**Extracted records:**
================================

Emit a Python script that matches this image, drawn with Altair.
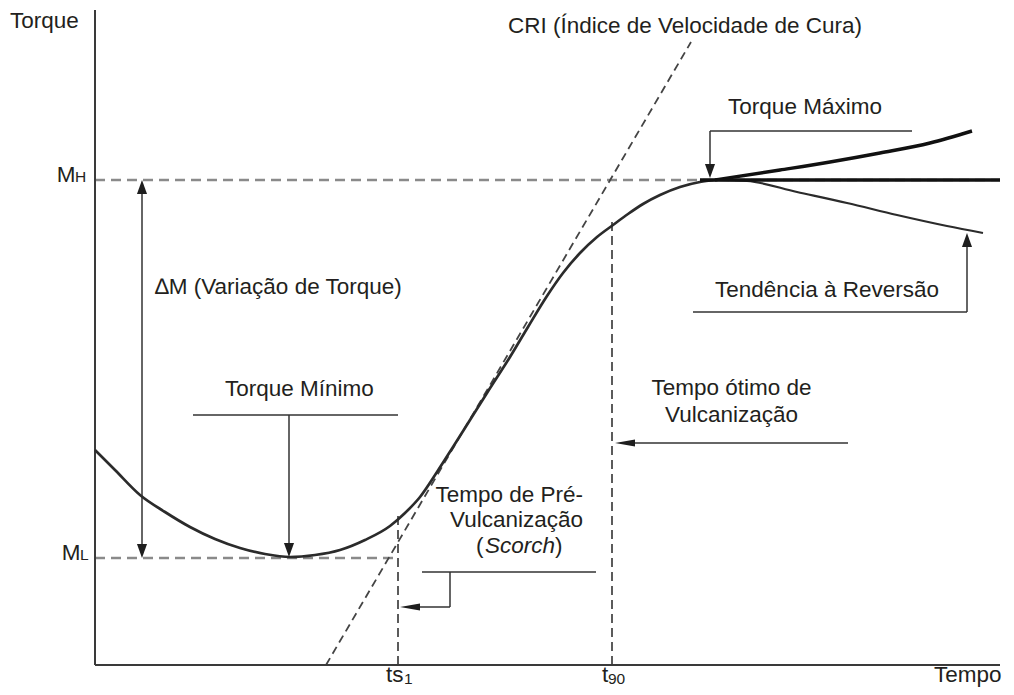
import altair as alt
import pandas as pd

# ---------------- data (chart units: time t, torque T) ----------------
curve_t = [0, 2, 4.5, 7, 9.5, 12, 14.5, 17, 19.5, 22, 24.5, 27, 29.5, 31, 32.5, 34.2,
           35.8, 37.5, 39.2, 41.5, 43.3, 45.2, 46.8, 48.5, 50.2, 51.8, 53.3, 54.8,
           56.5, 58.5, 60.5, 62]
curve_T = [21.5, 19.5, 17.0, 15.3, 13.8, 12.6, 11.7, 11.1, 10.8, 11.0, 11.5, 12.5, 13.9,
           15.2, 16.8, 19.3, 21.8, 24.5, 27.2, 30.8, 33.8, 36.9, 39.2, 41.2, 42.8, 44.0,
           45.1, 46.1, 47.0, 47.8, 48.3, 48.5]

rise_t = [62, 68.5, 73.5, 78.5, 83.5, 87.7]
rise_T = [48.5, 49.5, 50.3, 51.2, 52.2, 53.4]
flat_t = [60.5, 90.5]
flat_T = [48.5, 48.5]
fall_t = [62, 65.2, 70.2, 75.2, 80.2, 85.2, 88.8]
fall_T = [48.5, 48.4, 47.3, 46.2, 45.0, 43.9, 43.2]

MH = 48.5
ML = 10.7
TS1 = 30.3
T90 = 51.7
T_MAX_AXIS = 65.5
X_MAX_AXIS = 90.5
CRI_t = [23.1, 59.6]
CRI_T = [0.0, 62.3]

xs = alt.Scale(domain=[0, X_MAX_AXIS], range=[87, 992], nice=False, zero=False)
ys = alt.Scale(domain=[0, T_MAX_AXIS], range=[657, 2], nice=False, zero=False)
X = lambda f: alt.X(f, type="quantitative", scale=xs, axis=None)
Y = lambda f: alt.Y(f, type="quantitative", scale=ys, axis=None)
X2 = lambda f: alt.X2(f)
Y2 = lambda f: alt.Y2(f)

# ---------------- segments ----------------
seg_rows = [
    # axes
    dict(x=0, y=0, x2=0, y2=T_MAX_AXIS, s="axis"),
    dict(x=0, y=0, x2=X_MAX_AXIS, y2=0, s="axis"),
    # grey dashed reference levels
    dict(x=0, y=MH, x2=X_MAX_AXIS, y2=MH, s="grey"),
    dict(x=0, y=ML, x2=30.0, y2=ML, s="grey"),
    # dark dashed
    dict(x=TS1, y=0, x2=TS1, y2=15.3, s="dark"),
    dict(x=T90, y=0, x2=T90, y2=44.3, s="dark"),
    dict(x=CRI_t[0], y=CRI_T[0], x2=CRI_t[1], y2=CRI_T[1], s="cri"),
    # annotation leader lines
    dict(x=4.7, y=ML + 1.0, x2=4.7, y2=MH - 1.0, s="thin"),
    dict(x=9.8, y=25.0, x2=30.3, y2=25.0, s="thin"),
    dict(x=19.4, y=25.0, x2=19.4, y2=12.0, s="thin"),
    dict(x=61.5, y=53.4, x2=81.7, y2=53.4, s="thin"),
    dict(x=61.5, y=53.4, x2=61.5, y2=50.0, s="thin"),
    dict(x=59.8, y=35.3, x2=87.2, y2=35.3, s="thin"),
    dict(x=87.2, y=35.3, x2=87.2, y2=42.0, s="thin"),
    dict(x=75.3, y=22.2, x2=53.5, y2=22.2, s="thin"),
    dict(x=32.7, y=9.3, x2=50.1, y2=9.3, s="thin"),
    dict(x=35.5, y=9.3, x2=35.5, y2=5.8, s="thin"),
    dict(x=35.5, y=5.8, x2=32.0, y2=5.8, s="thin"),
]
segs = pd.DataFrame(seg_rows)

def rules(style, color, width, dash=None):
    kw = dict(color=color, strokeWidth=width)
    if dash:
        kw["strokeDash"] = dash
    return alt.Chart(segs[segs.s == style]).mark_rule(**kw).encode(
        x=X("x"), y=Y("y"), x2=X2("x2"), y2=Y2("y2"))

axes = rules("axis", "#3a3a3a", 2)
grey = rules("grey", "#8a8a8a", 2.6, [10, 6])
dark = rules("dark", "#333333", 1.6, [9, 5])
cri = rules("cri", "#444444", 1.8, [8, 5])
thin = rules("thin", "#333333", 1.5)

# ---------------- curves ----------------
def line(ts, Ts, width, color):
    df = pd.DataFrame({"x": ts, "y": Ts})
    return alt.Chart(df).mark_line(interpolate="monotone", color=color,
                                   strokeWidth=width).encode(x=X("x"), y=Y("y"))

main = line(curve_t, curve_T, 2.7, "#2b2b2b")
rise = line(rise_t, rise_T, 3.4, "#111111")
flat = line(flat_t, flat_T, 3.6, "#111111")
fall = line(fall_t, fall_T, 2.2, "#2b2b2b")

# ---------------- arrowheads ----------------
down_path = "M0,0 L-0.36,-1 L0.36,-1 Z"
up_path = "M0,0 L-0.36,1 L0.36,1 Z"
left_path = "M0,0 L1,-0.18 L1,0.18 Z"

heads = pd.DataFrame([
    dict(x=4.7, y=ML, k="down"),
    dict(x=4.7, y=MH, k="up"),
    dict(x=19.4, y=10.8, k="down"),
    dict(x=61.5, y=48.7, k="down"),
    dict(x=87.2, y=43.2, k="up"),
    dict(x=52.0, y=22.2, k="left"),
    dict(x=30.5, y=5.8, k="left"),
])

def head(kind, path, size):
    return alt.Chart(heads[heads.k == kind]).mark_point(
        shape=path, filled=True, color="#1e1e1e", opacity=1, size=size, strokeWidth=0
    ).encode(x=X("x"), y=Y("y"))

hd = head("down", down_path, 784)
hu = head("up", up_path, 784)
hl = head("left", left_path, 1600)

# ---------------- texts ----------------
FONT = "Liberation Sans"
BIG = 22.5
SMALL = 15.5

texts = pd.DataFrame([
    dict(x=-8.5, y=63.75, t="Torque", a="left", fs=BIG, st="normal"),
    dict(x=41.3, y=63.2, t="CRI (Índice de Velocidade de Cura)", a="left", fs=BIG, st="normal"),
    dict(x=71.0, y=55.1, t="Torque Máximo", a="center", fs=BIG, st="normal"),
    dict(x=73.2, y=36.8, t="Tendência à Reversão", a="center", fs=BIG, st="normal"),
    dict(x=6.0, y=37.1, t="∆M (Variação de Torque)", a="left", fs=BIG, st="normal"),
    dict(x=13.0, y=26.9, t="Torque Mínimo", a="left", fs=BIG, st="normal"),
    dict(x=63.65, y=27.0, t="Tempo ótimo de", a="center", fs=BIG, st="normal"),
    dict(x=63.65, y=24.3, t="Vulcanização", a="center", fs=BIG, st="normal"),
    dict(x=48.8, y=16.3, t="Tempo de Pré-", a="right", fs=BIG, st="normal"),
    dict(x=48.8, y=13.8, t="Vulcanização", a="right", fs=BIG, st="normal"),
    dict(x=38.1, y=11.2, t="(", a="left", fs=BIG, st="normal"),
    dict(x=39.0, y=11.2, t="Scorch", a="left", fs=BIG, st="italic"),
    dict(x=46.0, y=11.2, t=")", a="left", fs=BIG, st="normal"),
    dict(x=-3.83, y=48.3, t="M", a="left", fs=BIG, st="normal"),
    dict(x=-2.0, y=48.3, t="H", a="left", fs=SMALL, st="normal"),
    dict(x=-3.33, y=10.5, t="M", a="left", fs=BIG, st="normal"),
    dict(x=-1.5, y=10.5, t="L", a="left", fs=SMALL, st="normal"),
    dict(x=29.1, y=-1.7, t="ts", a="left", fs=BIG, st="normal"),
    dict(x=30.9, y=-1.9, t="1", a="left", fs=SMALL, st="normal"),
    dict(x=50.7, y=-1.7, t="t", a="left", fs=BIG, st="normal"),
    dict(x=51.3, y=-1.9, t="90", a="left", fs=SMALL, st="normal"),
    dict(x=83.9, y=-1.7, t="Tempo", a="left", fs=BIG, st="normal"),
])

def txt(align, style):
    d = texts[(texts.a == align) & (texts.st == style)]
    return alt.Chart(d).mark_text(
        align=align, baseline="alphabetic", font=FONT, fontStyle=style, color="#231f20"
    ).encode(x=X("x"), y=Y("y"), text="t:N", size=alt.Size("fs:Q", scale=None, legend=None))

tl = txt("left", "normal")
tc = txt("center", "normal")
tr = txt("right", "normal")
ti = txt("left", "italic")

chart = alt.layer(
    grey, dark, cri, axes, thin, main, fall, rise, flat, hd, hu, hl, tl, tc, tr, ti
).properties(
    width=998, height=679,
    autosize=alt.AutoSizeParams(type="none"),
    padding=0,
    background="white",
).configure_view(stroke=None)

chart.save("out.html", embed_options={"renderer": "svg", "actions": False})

================================

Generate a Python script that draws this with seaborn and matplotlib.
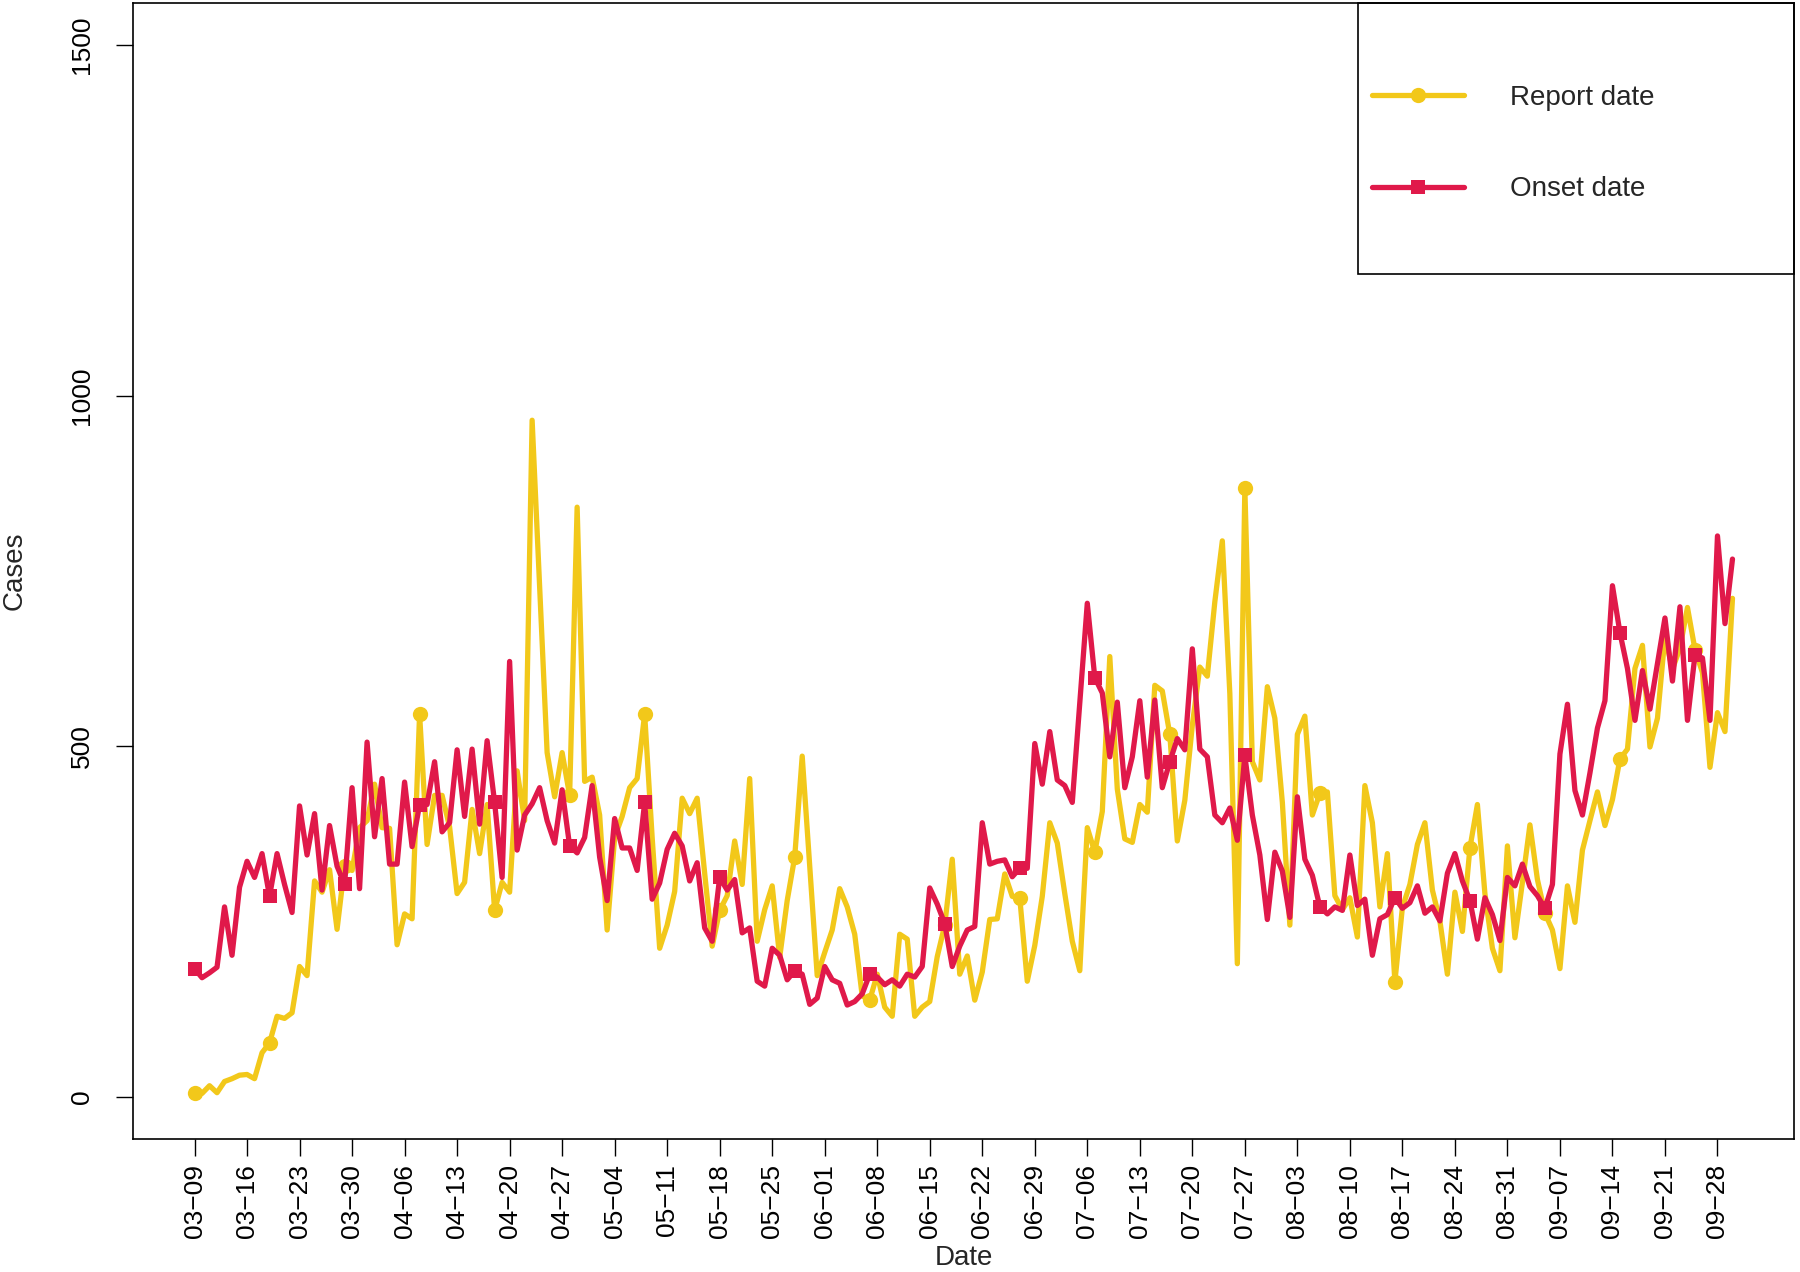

================================

**What you need to do:** Pictures excluded, retype exactly the lines running from the one with "Emit a Python" through the one with "import pandas as pd". Include both end lines and nothing more.

**Reply:**
Emit a Python script that matches this image, drawn with Altair.
import altair as alt
import pandas as pd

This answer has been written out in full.